We have worked with Adi and his family intensively for six months before the film came out to try and make the best of this bad situation and help them build a life that is better in many ways than what they had in North Sumatra. They have had to move thousands of miles from home, to another part of Indonesia. Now they are in a community of filmmakers, journalists and human rights activists, people who are very supportive of what Adi has done through this film. His children are in much better schools than before. There are new opportunities opening up for the family. But it's also really sad that he should have to move away from home. Until there is truth, reconciliation, and genuine rule of law, the film cannot really have a happy ending.

Opening in Indonesia 10 November, what impact do you expect the film will have there?

The Indonesian premiere, open to the public, is taking place in Indonesia's largest theatre. It's being held by the National Human Rights Commission, a state organisation, and by the Jakarta Arts Council, a part of the city government.
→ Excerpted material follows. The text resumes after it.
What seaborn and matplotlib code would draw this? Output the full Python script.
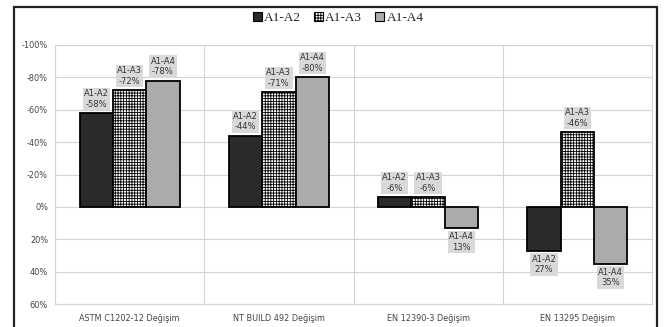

The fact that the film is being presented by the government, in public, makes this the single most important screening of either "The Look of Silence" or "The Act of Killing". I feel as though our love letter to Indonesia has not only reached its destination, but is finally being read aloud, by the state, the people.

A new president came to power in October, and he is far more progressive than the last (Joko Widodo is the first president not to have come from the military or political elite, ed.). So there's a chance he will embrace the film. Younger Indonesian, people who are not accomplices of the military dictatorship, nor survivors traumatised by what happened, but young people raising their children in a society that they would like to be a democracy, I think they will embrace the film and say, 'Look, we need to deal with our past.'

To me, Adi provides such a luminous example of how truth, justice and reconciliation are attainable, and what that might look like. He teaches us so much about why truth and reconciliation matter and the issues and traumas that invariably go with it.

"The Look of Silence", selected for Masters at IDFA, is produced by Signe Byrge Sørensen for Final Cut for Real.